- Battle of Delft: Part of the Sri Lankan Civil War
| Date | December 25, 2007 |
| Location | off Delft, Sri Lanka |
| Result | Disputed |

Belligerents
- Sri Lanka: Liberation Tigers of Tamil Eelam

Units involved
- Sri Lanka Armed Forces Sri Lanka Navy; Sri Lanka Air Force (Close air support); ;: Liberation Tigers of Tamil Eelam Sea Tigers; ;

Strength
- 12 fast attack craft, helicopter gunships and Kfir fighter jets: Unknown

Casualties and losses
- Government Claims 12 dead one boat damaged, rebels claim one sunk one damaged: Government Claims 6 boats sunk and 40 dead, rebels claim 4 dead

= Battle of Delft =

The Battle of Delft was a naval battle on December 25, 2007 and part of the Sri Lankan Civil War.

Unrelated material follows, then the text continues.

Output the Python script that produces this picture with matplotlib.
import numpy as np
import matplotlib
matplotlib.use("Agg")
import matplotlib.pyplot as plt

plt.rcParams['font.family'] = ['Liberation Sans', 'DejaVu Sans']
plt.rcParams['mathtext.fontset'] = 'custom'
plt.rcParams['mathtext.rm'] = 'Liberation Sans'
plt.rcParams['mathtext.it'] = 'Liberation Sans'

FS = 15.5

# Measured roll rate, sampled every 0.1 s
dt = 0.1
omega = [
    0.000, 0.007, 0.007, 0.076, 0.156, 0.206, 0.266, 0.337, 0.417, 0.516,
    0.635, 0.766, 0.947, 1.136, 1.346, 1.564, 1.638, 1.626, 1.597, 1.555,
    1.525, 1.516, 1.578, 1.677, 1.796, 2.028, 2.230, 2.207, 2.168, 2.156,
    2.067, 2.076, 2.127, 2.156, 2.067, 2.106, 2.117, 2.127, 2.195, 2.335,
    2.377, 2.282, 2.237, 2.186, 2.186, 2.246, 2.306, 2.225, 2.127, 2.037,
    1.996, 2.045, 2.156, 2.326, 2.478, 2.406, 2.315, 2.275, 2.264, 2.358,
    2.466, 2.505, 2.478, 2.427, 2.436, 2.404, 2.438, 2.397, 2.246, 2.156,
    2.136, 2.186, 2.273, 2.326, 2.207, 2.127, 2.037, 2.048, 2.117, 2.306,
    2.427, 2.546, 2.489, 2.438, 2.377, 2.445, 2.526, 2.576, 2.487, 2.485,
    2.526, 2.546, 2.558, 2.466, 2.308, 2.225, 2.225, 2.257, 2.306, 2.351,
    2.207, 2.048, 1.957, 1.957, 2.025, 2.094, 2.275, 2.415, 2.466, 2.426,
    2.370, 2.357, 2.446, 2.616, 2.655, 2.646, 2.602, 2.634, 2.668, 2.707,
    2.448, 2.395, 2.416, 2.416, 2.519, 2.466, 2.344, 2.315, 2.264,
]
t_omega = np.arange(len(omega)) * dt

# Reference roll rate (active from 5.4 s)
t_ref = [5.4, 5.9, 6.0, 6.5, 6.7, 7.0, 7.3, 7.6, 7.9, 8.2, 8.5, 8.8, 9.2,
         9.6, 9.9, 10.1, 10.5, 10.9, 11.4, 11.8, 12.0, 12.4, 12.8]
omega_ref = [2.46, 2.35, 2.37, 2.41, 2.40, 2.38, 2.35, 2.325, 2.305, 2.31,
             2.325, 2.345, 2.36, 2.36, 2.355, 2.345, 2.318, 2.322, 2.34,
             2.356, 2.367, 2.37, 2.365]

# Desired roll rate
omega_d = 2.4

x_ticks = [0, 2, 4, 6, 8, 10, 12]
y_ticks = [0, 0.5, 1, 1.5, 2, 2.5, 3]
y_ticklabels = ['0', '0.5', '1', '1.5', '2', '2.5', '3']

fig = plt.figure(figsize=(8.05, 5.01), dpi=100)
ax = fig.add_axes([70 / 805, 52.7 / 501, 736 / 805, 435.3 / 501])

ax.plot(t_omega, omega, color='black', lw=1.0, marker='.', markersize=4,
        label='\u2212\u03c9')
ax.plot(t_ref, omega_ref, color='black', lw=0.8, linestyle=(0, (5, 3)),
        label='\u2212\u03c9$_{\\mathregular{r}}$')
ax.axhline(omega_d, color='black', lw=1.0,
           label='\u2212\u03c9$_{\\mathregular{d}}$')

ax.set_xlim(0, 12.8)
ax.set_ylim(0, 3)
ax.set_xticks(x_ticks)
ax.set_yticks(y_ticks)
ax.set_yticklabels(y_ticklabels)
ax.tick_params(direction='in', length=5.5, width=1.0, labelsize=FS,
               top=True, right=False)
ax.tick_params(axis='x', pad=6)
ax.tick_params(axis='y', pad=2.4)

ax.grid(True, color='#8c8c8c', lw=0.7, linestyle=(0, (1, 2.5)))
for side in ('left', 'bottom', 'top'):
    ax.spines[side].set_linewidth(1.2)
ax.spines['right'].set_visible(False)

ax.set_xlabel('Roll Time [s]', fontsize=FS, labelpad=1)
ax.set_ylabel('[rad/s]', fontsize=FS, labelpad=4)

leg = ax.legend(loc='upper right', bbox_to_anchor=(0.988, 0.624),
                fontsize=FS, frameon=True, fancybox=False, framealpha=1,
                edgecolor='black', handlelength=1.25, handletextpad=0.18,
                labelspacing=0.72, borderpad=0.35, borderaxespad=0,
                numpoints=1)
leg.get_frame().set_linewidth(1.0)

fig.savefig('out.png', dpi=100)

The Sri Lankan Navy claimed that it received reports of a boat cluster moving off of Delft Island. After moving in to investigate clashes erupted and fierce sea battle ensued. Both sides claimed victory. The pro-rebel Tamilnet claimed that the Sea Tigers sank one Sri Lankan Navy vessel and the Sri Lankan Navy suffered 10 casualties. However, the Sri Lankan Defense ministry claimed that six Tiger boats were sunk and over 40 Tigers were killed.